Sandip a une scène caricaturale où il se décrit comme un salaud qui refuse le Dharma (il dit qu'il incarne le démoniaque Rāvaṇa) au moment même où il essaye enfin en partie de chercher la rédemption.

Nikhi, qui va se sacrifier pour le Dharma qu'exige sa classe de prince, se veut pur mais est conscient que sa volonté privée de garder l'amour libre de sa femme et être un bon ami n'a fait qu'exacerber la crise.
En cherchant à être un réformiste et à défendre la liberté, il a involontairement causé plus de violences que son père répressif et traditionaliste. On peut reconnaître un thème tragique typiquement hindou (même si le brahmane Tagore était plutôt un Déiste "Brahmo" non-traditionnel) : le héros qui choisit la voie de l'amour (Kama) risque ainsi de nuire à l'ordre et à la justice de son devoir (Dharma).
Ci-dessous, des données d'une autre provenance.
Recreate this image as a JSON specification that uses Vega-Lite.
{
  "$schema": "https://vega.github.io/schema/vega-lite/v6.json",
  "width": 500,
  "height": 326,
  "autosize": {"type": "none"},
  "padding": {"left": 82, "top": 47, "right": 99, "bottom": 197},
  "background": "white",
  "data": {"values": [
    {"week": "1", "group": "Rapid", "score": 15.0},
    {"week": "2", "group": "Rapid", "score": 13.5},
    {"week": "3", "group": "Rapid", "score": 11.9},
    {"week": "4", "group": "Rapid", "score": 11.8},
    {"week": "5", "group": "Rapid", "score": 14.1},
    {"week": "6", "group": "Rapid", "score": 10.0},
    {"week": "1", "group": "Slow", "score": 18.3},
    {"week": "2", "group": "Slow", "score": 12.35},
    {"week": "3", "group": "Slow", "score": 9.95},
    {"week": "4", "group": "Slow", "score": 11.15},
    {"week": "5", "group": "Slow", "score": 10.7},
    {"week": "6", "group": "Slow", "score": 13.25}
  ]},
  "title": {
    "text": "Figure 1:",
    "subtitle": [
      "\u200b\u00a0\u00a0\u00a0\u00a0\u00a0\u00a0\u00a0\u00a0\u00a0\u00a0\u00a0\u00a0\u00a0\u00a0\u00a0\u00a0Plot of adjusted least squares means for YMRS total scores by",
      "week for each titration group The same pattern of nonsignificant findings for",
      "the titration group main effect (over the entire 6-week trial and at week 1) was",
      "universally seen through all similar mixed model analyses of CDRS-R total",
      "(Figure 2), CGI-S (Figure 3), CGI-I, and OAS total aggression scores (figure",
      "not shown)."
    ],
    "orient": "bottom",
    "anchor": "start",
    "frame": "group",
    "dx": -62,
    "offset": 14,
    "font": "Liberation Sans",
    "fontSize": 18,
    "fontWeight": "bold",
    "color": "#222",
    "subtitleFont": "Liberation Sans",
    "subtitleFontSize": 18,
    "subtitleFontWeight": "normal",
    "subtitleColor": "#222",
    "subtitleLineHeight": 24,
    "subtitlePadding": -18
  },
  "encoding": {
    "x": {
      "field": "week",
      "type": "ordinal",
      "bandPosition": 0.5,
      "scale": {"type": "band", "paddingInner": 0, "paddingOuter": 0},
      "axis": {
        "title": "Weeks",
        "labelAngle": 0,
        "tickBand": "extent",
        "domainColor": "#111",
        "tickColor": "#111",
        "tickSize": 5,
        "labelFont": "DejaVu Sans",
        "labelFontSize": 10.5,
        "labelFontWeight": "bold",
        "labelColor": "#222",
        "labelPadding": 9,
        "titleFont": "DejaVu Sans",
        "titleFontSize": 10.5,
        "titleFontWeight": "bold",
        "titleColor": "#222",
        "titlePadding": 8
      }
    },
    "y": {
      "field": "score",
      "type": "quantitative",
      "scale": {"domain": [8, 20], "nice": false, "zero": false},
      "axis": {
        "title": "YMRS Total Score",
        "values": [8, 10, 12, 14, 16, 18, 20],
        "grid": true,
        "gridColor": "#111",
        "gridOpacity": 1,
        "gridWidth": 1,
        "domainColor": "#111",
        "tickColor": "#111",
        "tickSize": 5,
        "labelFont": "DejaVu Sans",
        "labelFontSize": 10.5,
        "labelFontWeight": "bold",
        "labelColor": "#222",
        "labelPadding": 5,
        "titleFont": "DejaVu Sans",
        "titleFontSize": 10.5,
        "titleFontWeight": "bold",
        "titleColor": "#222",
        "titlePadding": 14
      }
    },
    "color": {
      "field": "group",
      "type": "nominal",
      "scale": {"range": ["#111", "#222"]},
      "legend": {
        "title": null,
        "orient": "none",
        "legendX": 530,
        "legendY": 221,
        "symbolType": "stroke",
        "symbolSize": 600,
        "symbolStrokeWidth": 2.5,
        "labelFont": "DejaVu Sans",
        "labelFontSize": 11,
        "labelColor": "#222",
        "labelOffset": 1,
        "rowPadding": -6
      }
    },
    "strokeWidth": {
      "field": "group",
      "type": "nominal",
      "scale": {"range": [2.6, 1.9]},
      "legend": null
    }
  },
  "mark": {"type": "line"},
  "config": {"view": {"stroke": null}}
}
Cet échec parallèle est représenté par des Veuves en blanc, fantômes de traditions qui doivent elles-mêmes périr. Le film commence sur un spectre du passé aristocratique et se clôt sur une Veuve de l'unité avortée entre les confessions du Bengale.

2 commentaires:

Anonyme a dit…

"Ce Blog redevient n'importe quoi." C'est pour ça qu'on le lit.

Phersv a dit…

Je l'espère en partie parce qu'il n'y a pas vraiment de Contrôle de Qualité. Et on sait bien la Loi de Sturgeon : 80% de tout est nul.